The Significance of GDP

GDP plays a crucial role in economic planning and policy-making. It is a key indicator used to gauge the health of a country’s economy, influencing government policies, investment decisions by businesses, and even the strategic considerations of international investors. A growing GDP is often seen as a sign of economic health, indicating that a country is producing more goods and services that can lead to higher incomes and employment levels. Conversely, a declining GDP can signal economic trouble, potentially leading to unemployment and lower living standards.

Real vs. Nominal GDP

It’s important to differentiate between real GDP and nominal GDP. Nominal GDP is the raw measurement that includes changes in price levels due to inflation or deflation. Real GDP, on the other hand, adjusts for changes in price level, providing a more accurate reflection of an economy’s size and how it’s growing over time. This adjustment allows economists to compare the economic output of different years in a way that is not skewed by changes in price.

Global GDP and Comparative Analysis

On a global scale, GDP can be used to compare the economic performance of different countries.
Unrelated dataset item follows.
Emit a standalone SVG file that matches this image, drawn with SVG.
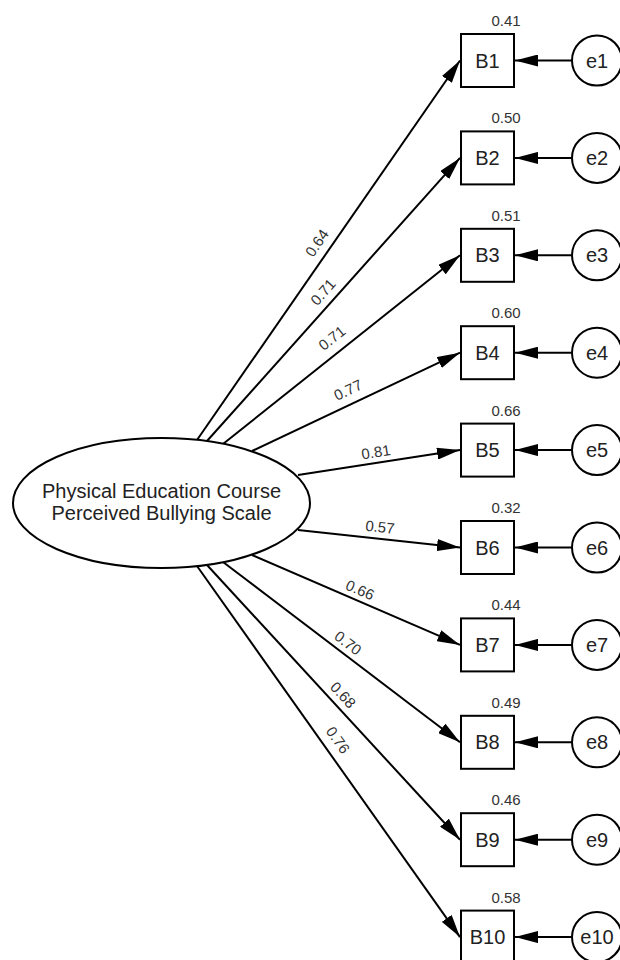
<svg xmlns="http://www.w3.org/2000/svg" width="620" height="960" viewBox="0 0 620 960">
<defs>
<marker id="ah" markerUnits="userSpaceOnUse" markerWidth="24" markerHeight="12" refX="23" refY="6" orient="auto">
<path d="M0,0 L23,6 L0,12 z" fill="#000"/>
</marker>
<style>
.ln{stroke:#000;stroke-width:2;fill:none;marker-end:url(#ah)}
.bx{fill:#fff;stroke:#000;stroke-width:2}
.ci{fill:#fff;stroke:#000;stroke-width:2}
.lb{font-family:"Liberation Sans",Arial,sans-serif;font-size:20px;fill:#222;text-anchor:middle}
.sm{font-family:"Liberation Sans",Arial,sans-serif;font-size:15px;fill:#333;text-anchor:middle}
</style>
</defs>
<rect width="620" height="960" fill="#fff"/>
<g id="connectors">
<line class="ln" x1="197" y1="440" x2="460" y2="60.5"/>
<line class="ln" x1="207" y1="441" x2="460" y2="157.9"/>
<line class="ln" x1="223" y1="444" x2="460" y2="255.3"/>
<line class="ln" x1="252" y1="451" x2="460" y2="352.7"/>
<line class="ln" x1="298" y1="475" x2="460" y2="450.1"/>
<line class="ln" x1="298" y1="530" x2="460" y2="547.5"/>
<line class="ln" x1="252" y1="555" x2="460" y2="644.9"/>
<line class="ln" x1="223" y1="562" x2="460" y2="742.3"/>
<line class="ln" x1="207" y1="565" x2="460" y2="839.7"/>
<line class="ln" x1="197" y1="566" x2="460" y2="937.1"/>
<line class="ln" x1="572" y1="60.5" x2="515" y2="60.5"/>
<line class="ln" x1="572" y1="157.9" x2="515" y2="157.9"/>
<line class="ln" x1="572" y1="255.3" x2="515" y2="255.3"/>
<line class="ln" x1="572" y1="352.7" x2="515" y2="352.7"/>
<line class="ln" x1="572" y1="450.1" x2="515" y2="450.1"/>
<line class="ln" x1="572" y1="547.5" x2="515" y2="547.5"/>
<line class="ln" x1="572" y1="644.9" x2="515" y2="644.9"/>
<line class="ln" x1="572" y1="742.3" x2="515" y2="742.3"/>
<line class="ln" x1="572" y1="839.7" x2="515" y2="839.7"/>
<line class="ln" x1="572" y1="937.1" x2="515" y2="937.1"/>
<g class="sm">
<text x="317" y="243" dy="0.35em" transform="rotate(-55.2 317 243)">0.64</text>
<text x="323" y="292" dy="0.35em" transform="rotate(-48.1 323 292)">0.71</text>
<text x="332" y="338" dy="0.35em" transform="rotate(-38.4 332 338)">0.71</text>
<text x="348" y="390" dy="0.35em" transform="rotate(-25.3 348 390)">0.77</text>
<text x="376" y="452" dy="0.35em" transform="rotate(-8.7 376 452)">0.81</text>
<text x="380" y="527" dy="0.35em" transform="rotate(6.1 380 527)">0.57</text>
<text x="360" y="590" dy="0.35em" transform="rotate(23.3 360 590)">0.66</text>
<text x="348" y="643" dy="0.35em" transform="rotate(37.1 348 643)">0.70</text>
<text x="343" y="695" dy="0.35em" transform="rotate(47.2 343 695)">0.68</text>
<text x="338" y="740" dy="0.35em" transform="rotate(54.6 338 740)">0.76</text>
</g>
</g>
<g id="factor">
<ellipse cx="161.5" cy="503" rx="148.5" ry="65" fill="#fff" stroke="#000" stroke-width="2"/>
<text class="lb" x="161.5" y="497.5">Physical Education Course</text>
<text class="lb" x="161.5" y="520">Perceived Bullying Scale</text>
</g>
<g id="B1"><rect class="bx" x="461" y="34" width="53" height="53"/><text class="lb" x="487.5" y="67.5">B1</text><text class="sm" x="506" y="26">0.41</text></g>
<g id="B2"><rect class="bx" x="461" y="131.4" width="53" height="53"/><text class="lb" x="487.5" y="164.9">B2</text><text class="sm" x="506" y="123.4">0.50</text></g>
<g id="B3"><rect class="bx" x="461" y="228.8" width="53" height="53"/><text class="lb" x="487.5" y="262.3">B3</text><text class="sm" x="506" y="220.8">0.51</text></g>
<g id="B4"><rect class="bx" x="461" y="326.2" width="53" height="53"/><text class="lb" x="487.5" y="359.7">B4</text><text class="sm" x="506" y="318.2">0.60</text></g>
<g id="B5"><rect class="bx" x="461" y="423.6" width="53" height="53"/><text class="lb" x="487.5" y="457.1">B5</text><text class="sm" x="506" y="415.6">0.66</text></g>
<g id="B6"><rect class="bx" x="461" y="521" width="53" height="53"/><text class="lb" x="487.5" y="554.5">B6</text><text class="sm" x="506" y="513">0.32</text></g>
<g id="B7"><rect class="bx" x="461" y="618.4" width="53" height="53"/><text class="lb" x="487.5" y="651.9">B7</text><text class="sm" x="506" y="610.4">0.44</text></g>
<g id="B8"><rect class="bx" x="461" y="715.8" width="53" height="53"/><text class="lb" x="487.5" y="749.3">B8</text><text class="sm" x="506" y="707.8">0.49</text></g>
<g id="B9"><rect class="bx" x="461" y="813.2" width="53" height="53"/><text class="lb" x="487.5" y="846.7">B9</text><text class="sm" x="506" y="805.2">0.46</text></g>
<g id="B10"><rect class="bx" x="461" y="910.6" width="53" height="53"/><text class="lb" x="487.5" y="944.1">B10</text><text class="sm" x="506" y="902.6">0.58</text></g>
<g id="e1"><circle class="ci" cx="597" cy="60.5" r="25"/><text class="lb" x="597" y="67.5">e1</text></g>
<g id="e2"><circle class="ci" cx="597" cy="157.9" r="25"/><text class="lb" x="597" y="164.9">e2</text></g>
<g id="e3"><circle class="ci" cx="597" cy="255.3" r="25"/><text class="lb" x="597" y="262.3">e3</text></g>
<g id="e4"><circle class="ci" cx="597" cy="352.7" r="25"/><text class="lb" x="597" y="359.7">e4</text></g>
<g id="e5"><circle class="ci" cx="597" cy="450.1" r="25"/><text class="lb" x="597" y="457.1">e5</text></g>
<g id="e6"><circle class="ci" cx="597" cy="547.5" r="25"/><text class="lb" x="597" y="554.5">e6</text></g>
<g id="e7"><circle class="ci" cx="597" cy="644.9" r="25"/><text class="lb" x="597" y="651.9">e7</text></g>
<g id="e8"><circle class="ci" cx="597" cy="742.3" r="25"/><text class="lb" x="597" y="749.3">e8</text></g>
<g id="e9"><circle class="ci" cx="597" cy="839.7" r="25"/><text class="lb" x="597" y="846.7">e9</text></g>
<g id="e10"><circle class="ci" cx="597" cy="937.1" r="25"/><text class="lb" x="597" y="944.1">e10</text></g>
</svg>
Adjusting GDP for purchasing power parity (PPP) allows for more accurate comparisons of living standards between nations, as it accounts for the relative cost of living and inflation rates of the countries. Countries with the highest GDPs are often seen as economic powerhouses with significant influence on global economic trends.

Challenges and Criticisms of GDP

Despite its widespread use, GDP is not without its critics. Some argue that GDP does not account for the distribution of income among residents of a country, thus not accurately reflecting disparities in personal wealth and the quality of life. Additionally, GDP does not consider the sustainability of growth or the depletion of natural resources. The environmental costs of production and services can be substantial, leading to calls for alternative measures that capture a broader spectrum of social and environmental impacts.

Beyond GDP: Alternative Measures

In response to these criticisms, several alternative measures have been proposed to provide a more comprehensive view of economic performance and social progress. These include the Genuine Progress Indicator (GPI), which adjusts GDP by considering factors such as income distribution, environmental degradation, and social well-being. Another notable example is the Human Development Index (HDI), which assesses countries based on life expectancy, education level, and income per capita, offering a broader perspective on human welfare beyond economic output.

Synthesizing Economic Insights

In sum, while GDP remains a fundamental indicator of economic activity and growth, its limitations highlight the need for a multifaceted approach to understanding economic health and development. By considering alternative metrics and the qualitative aspects of growth, policymakers and economists can aim for a more balanced and sustainable path to development.

This exploration into GDP reveals not just the complexity of measuring economic activity but also the nuances of interpreting these measurements in the context of broader economic health and societal well-being. As we continue to evolve our understanding of economic indicators, the pursuit of more comprehensive and reflective measures will undoubtedly enrich our insights into the global economy and the myriad factors that drive it.